Bunlardan öte Şaron, bağımsız bir Filistin Devleti kurulsa da İsrail'in güvenliği için şart olan durumlarda Filistin'e yeniden müdahale hakkını da saklı tutuyor. Şaron, bu açıklamaları yaptığı saatlerde Filistinli militan gruplar da, yeni yılda ateşkesi uzatmayacaklarını duyurdu. Hamas ve İslami Cihad, Filistin lideri Mahmud Abbas'a gelecek yılda gayri resmi ateşkesin devam etmeyeceğini bildirdi. Abbas, bu karara gerekçe olarak İsrail'in örgüt liderlerine suikastlar düzenlemesini ve Filistin topraklarında baskının devam etmesini gösteren örgütleri idare etmekte zorlanıyor.
Ocak ayında yapılacak Filistin seçimlerine Hamas'ın da siyasi parti olarak katılması, zaten kötü olan İsrail - Filistin ilişkilerini iyice gerdi. Hamas'ı terör örgütü olarak gören İsrail, seçimlerde yer alması halinde Filistinli seçmenlere kolaylık gösterilmeyeceğini açıklamıştı. Ardından seçimleri iptal etme tehdidinde bulunan Filistin, ABD'nin de desteği ile İsrail'e geri adım attırdıysa da, İsrail özellikle Doğu Kudüs'teki sınırlı sayıdaki Filistinli'nin oy kullanmasına izin verecek.

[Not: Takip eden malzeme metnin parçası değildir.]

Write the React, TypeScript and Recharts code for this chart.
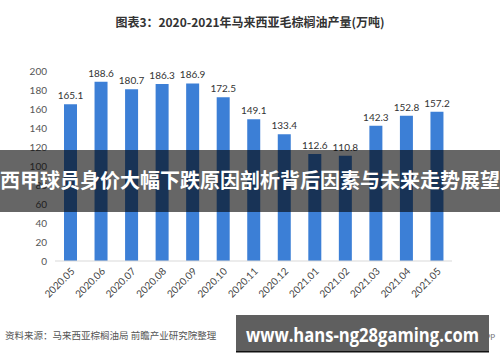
import React from "react";
import { BarChart, Bar, XAxis, YAxis, LabelList } from "recharts";

const months = [
  "2020.05", "2020.06", "2020.07", "2020.08", "2020.09", "2020.10", "2020.11",
  "2020.12", "2021.01", "2021.02", "2021.03", "2021.04", "2021.05",
];
const output = [165.1, 188.6, 180.7, 186.3, 186.9, 172.5, 149.1, 133.4, 112.6, 110.8, 142.3, 152.8, 157.2];
const yTicks = [0, 20, 40, 60, 80, 100, 120, 140, 160, 180, 200];

const title = "图表3：2020-2021年马来西亚毛棕榈油产量(万吨)";
const source = "资料来源：马来西亚棕榈油局 前瞻产业研究院整理";
const banner = "西甲球员身价大幅下跌原因剖析背后因素与未来走势展望";
const site = "www.hans-ng28gaming.com";

const numFont = "Lato, 'Noto Sans', sans-serif";
const cjkFont = "'Noto Sans CJK SC', 'Noto Sans', sans-serif";

const chartData = months.map((m, i) => ({ month: m, value: output[i] }));

function MonthTick(props: any) {
  const { x, y, payload } = props;
  const ax = x + 5;
  const ay = y + 9;
  return (
    <text
      x={ax}
      y={ay}
      transform={`rotate(-45, ${ax}, ${ay})`}
      textAnchor="end"
      fontSize={10}
      fontFamily={numFont}
      fill="#444"
    >
      {payload.value}
    </text>
  );
}

export default function App() {
  return (
    <div style={{ position: "absolute", left: 0, top: 0, width: 500, height: 362, background: "#fff" }}>
      <BarChart
        width={500}
        height={362}
        data={chartData}
        margin={{ top: 71, right: 48, bottom: 61, left: 15 }}
      >
        <XAxis
          dataKey="month"
          height={40}
          interval={0}
          tickLine={false}
          tickSize={0}
          axisLine={{ stroke: "#d9d9d9" }}
          tick={<MonthTick />}
        />
        <YAxis
          width={40}
          domain={[0, 200]}
          ticks={yTicks}
          axisLine={false}
          tickLine={false}
          tick={{ fontSize: 10, fill: "#555", fontFamily: numFont }}
        />
        <Bar dataKey="value" fill="#3c7fd6" barSize={13} isAnimationActive={false}>
          <LabelList
            dataKey="value"
            position="top"
            offset={5}
            style={{ fontSize: 10, fill: "#333", fontFamily: numFont }}
          />
        </Bar>
      </BarChart>

      <svg
        width={500}
        height={362}
        style={{ position: "absolute", left: 0, top: 0, pointerEvents: "none" }}
      >
        <text x={250} y={27} textAnchor="middle" fontSize={12} fontWeight="bold" fontFamily={cjkFont} fill="#333">
          {title}
        </text>

        <rect x={0} y={150} width={500} height={62} fill="#000" fillOpacity={0.6} />
        <text
          x={0}
          y={188}
          fontSize={20}
          fontWeight="bold"
          fontFamily={cjkFont}
          fill="#fff"
          textLength={500}
          lengthAdjust="spacingAndGlyphs"
        >
          {banner}
        </text>

        <text x={5} y={339} fontSize={9.5} fontFamily={cjkFont} fill="#555">
          {source}
        </text>
        <text x={480} y={340} fontSize={8} fontFamily={numFont} fill="#777">
          APP
        </text>
        <rect x={236} y={315} width={253} height={36} fill="#5f5f5f" />
        <rect x={236} y={351} width={253} height={1.5} fill="#111" />
        <text
          x={246}
          y={342}
          fontSize={20}
          fontWeight="bold"
          fontFamily="'Open Sans', 'DejaVu Sans', sans-serif"
          fill="#fff"
          textLength={233}
          lengthAdjust="spacingAndGlyphs"
        >
          {site}
        </text>
      </svg>
    </div>
  );
}
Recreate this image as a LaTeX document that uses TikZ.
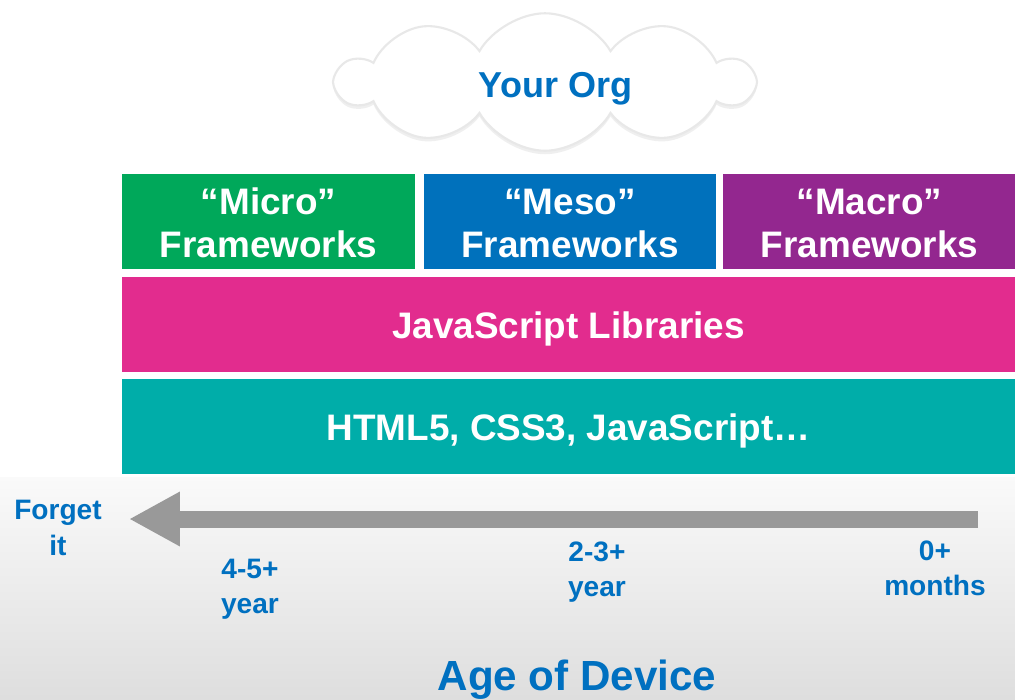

Öte yandan Filistin'de en büyük siyasi gruplardan olan El-Fetih içindeki gerginlikler de, yaklaşan seçim öncesi bölgede tansiyonu arttırdı. Fetih içindeki genç ve yaşlı kuşak arasındaki farklı listeler ortaya çıkarma yarışı, en son Gazze'de 60 silahlı kişinin seçim ofislerini basmasına yol açtı. Hapisteki lider Mervan Barguti'nin başı çektiği genç kanat, Fetih lideri Abbas ile anlaşma yoluna gittiyse de, Filistinli seçmen ortada dolaşan farklı listeler yüzünden bir süre sürünceme de kaldı. Filistin içindeki siyasi çalkalanma, son 2 gündür İsrail kentlerine Gazze'den düzenlenen roket saldırı ile birleşince Filistin halkı huzursuz günler geçirmeye başladı. Zira İsrail, Gazze'den gelen saldırıları durdurmak için Gazze'nin kuzeyinde tampon bölge oluşturdu. İsrail uçakları, bölgeye bildiriler atarak Filistinlileri tampon bölgeye girmeleri halinde yaşamlarını tehlikeye atacakları yolunda uyardı. Filistinliler ise bu kararın işgale eşdeğer olduğu görüşüne sahip.